News & Observer offers buyouts to all newsroom staff
By Leah McBride Mensching, Thursday 4 September 2008 at 18:35 :: Labor & Employment :: #2226 :: rss
The Raleigh, North Carolina News & Observer offered voluntary buyouts to 320 employees, including all full time newsroom staff, in an effort to gain ground amid an advertising landslide, The News & Observer reported Thursday.
The number being offered buyouts at the newspaper, owned by Sacramento, Calif.-based McClatchy Co., is about 40 percent of total employees.
“We continue to tighten up in all areas of the operation based on what we're seeing,” Publisher Orage Quarles III told The News & Observer. “The market is going to continue to be soft for longer than anyone had expected and, certainly, had hoped.”

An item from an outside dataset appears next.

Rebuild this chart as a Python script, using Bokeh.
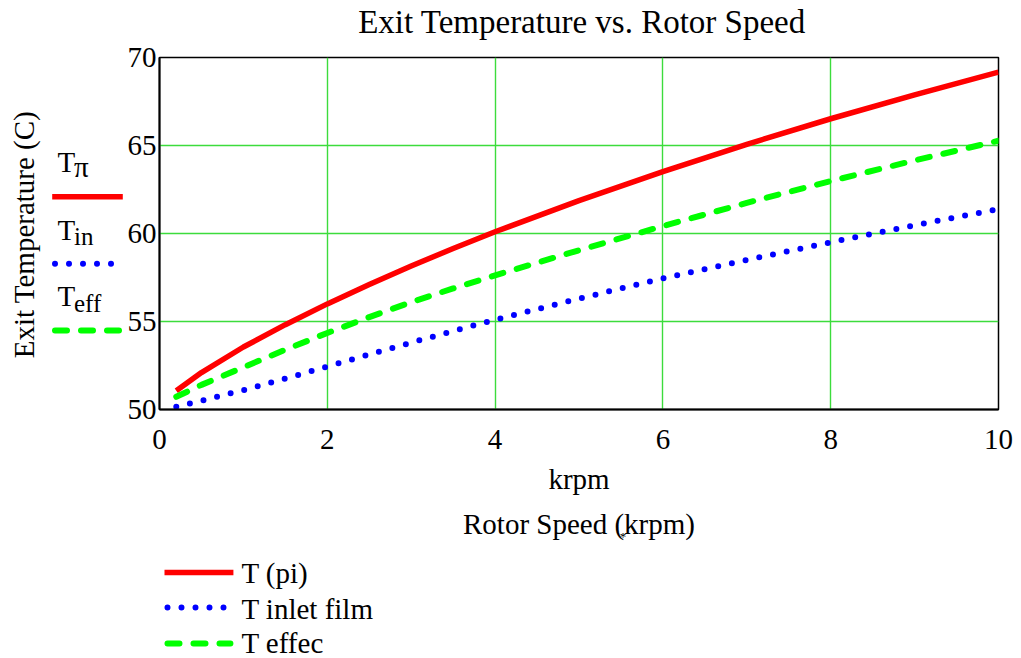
import math
from bokeh.plotting import figure
from bokeh.layouts import row, column
from bokeh.models import Range1d, FixedTicker
from bokeh.core.properties import value
from bokeh.embed import file_html
from bokeh.resources import INLINE

# ---------------- data ----------------
speed_krpm = [0.2, 0.5, 1, 1.5, 2, 2.5, 3, 3.5, 4, 5, 6, 7, 8, 9, 10]
t_pi = [51.07, 52.1, 53.55, 54.82, 56.0, 57.1, 58.15, 59.15, 60.1, 61.87, 63.52, 65.07, 66.52, 67.88, 69.17]
t_inlet_film = [50.15, 50.5, 51.1, 51.76, 52.44, 53.13, 53.8, 54.46, 55.1, 56.3, 57.45, 58.5, 59.5, 60.47, 61.38]
t_effec = [50.72, 51.4, 52.4, 53.4, 54.35, 55.25, 56.1, 56.88, 57.62, 59.05, 60.42, 61.74, 62.98, 64.15, 65.27]

x_ticks = [0, 2, 4, 6, 8, 10]
y_ticks = [50, 55, 60, 65, 70]

title_text = "Exit Temperature vs. Rotor Speed"
x_label = "krpm"
x_label2 = "Rotor Speed (krpm)"
y_label = "Exit Temperature (C)"
legend_names = ["T (pi)", "T inlet film", "T effec"]
side_subs = ["\u03c0", "in", "eff"]
side_sub_sizes = [29, 25, 25]

FONT = "Liberation Serif"
RED, BLUE, GREEN = "#ff0000", "#0000ff", "#00ff00"
GRID = "#3cdc3c"
DOT = "0 14"
DASH = "12 14"
colors = [RED, BLUE, GREEN]
dashes = ["solid", DOT, DASH]
widths = [5.5, 6, 6]
caps = ["butt", "round", "round"]

# ---------------- layout geometry (page pixels) ----------------
PAGE_W, PAGE_H = 1021, 658
STRIP_W = 124                 # left strip: y-axis title and side legend
FRAME_L, FRAME_R = 158, 998   # plot frame, page x
FRAME_T, FRAME_B = 57, 409    # plot frame, page y
TOP_H = 42                    # title strip
BOT_Y = 500                   # start of bottom strip
COL_W = PAGE_W - STRIP_W
BL = FRAME_L - STRIP_W
BR = PAGE_W - FRAME_R
ASC_MID = 0.3375              # baseline -> em-box middle, in em


def blank_fig(w, h, x0, x1, y0, y1, bl=0, br=0):
    f = figure(width=w, height=h, x_range=Range1d(x0, x1),
               y_range=Range1d(y1, y0), output_backend="svg",
               toolbar_location=None, min_border=0,
               min_border_left=bl, min_border_right=br,
               min_border_top=0, min_border_bottom=0,
               x_axis_type=None, y_axis_type=None)
    f.outline_line_color = None
    f.background_fill_color = "white"
    f.border_fill_color = "white"
    return f


def txt(f, t, x, base, size, align="left", angle=0.0, vertical=False):
    """place text by its alphabetic baseline (page px)"""
    off = ASC_MID * size
    if vertical:
        x, y = x - off, base
    else:
        y = base - off
    f.text(x=[x], y=[y], text=[t], text_font=value(FONT),
           text_font_size=value(f"{size}px"), text_color="black",
           text_align=align, text_baseline="middle", angle=angle)


def sample(f, x0, x1, y, i):
    f.line(x=[x0, x1], y=[y, y], line_color=colors[i], line_width=widths[i],
           line_dash=dashes[i], line_cap=caps[i])


# ---------------- title strip ----------------
top = blank_fig(COL_W, TOP_H, FRAME_L, FRAME_R, 0, TOP_H, BL, BR)
txt(top, title_text, 581, 33, 33, align="center")

# ---------------- main chart ----------------
MAIN_H = BOT_Y - TOP_H
p = figure(width=COL_W, height=MAIN_H, x_range=Range1d(0, 10), y_range=Range1d(50, 70),
           output_backend="svg", toolbar_location=None,
           min_border_left=BL, min_border_right=BR,
           min_border_top=FRAME_T - TOP_H, min_border_bottom=BOT_Y - FRAME_B)
p.background_fill_color = "white"
p.border_fill_color = "white"
p.outline_line_color = "black"
p.outline_line_width = 1.5

for ax in (p.xaxis[0], p.yaxis[0]):
    ax.major_label_text_font = FONT
    ax.major_label_text_font_size = "29px"
    ax.major_label_text_color = "black"
    ax.major_tick_in = 0
    ax.major_tick_out = 0
    ax.minor_tick_in = 0
    ax.minor_tick_out = 0
    ax.axis_line_color = "black"
    ax.axis_line_width = 2
    ax.axis_label_text_font = FONT
    ax.axis_label_text_font_style = "normal"
    ax.axis_label_text_color = "black"

p.xaxis.ticker = FixedTicker(ticks=x_ticks)
p.yaxis.ticker = FixedTicker(ticks=y_ticks)
p.xaxis.major_label_standoff = 20
p.yaxis.major_label_standoff = 3
p.xaxis.axis_label = x_label
p.xaxis.axis_label_text_font_size = "29px"
p.xaxis.axis_label_standoff = 11

p.xgrid.ticker = FixedTicker(ticks=x_ticks)
p.ygrid.ticker = FixedTicker(ticks=y_ticks)
for g in (p.xgrid[0], p.ygrid[0]):
    g.grid_line_color = GRID
    g.grid_line_width = 1.4

p.line(speed_krpm, t_pi, line_color=RED, line_width=5.5, line_join="round")
p.line(speed_krpm, t_inlet_film, line_color=BLUE, line_width=6,
       line_dash=DOT, line_cap="round")
p.line(speed_krpm, t_effec, line_color=GREEN, line_width=6,
       line_dash=DASH, line_cap="round")

# ---------------- left strip: y title + side legend ----------------
left = blank_fig(STRIP_W, PAGE_H, 0, STRIP_W, 0, PAGE_H)
txt(left, y_label, 33, 234, 29, align="center", angle=math.pi / 2, vertical=True)
side_T_base = [171.7, 239, 305]
side_sub_base = [176.5, 244.3, 311]
side_line_y = [196.3, 263.3, 330]
for i in range(3):
    txt(left, "T", 57, side_T_base[i], 29)
    txt(left, side_subs[i], 73.5, side_sub_base[i], side_sub_sizes[i])
    if caps[i] == "round":
        sample(left, 54.5, 119.5, side_line_y[i], i)
    else:
        sample(left, 51.7, 122.3, side_line_y[i], i)

# ---------------- bottom strip: axis title + legend ----------------
bot = blank_fig(COL_W, PAGE_H - BOT_Y, FRAME_L, FRAME_R, BOT_Y, PAGE_H, BL, BR)
txt(bot, x_label2, 578, 533, 29, align="center")
txt(bot, "*", 622, 540, 13, align="center")
bot_line_y = [572, 607, 643]
bot_text_base = [582, 618, 652]
for i in range(3):
    if caps[i] == "round":
        sample(bot, 166, 229, bot_line_y[i], i)
    else:
        sample(bot, 163, 232, bot_line_y[i], i)
    txt(bot, legend_names[i], 240, bot_text_base[i], 29)

layout = row(left, column(top, p, bot))
open("out.html", "w").write(file_html(layout, INLINE))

Cutting employees is not the only step the newspaper is taking to offset the slump in advertising. The paper will also cut about 10 pages from the paper each week beginning in October, by combining the Travel section with Arts & Living on Sundays, merging Friday's entertainment section into the Life section and switching the television guide from a quarter-fold to a 16-page tabloid, The News & Observer reported.
The News & Observer's audience continues to grow online, but those audiences are not enough to make up for lost ad revenue. In addition, McClatchy went into debt in 2006 to buy the Knight Ridder newspaper company, but is struggling to pay the debt back due to the poor economy, low ad sales and a shift to online media, where audiences are larger, but revenues are much smaller.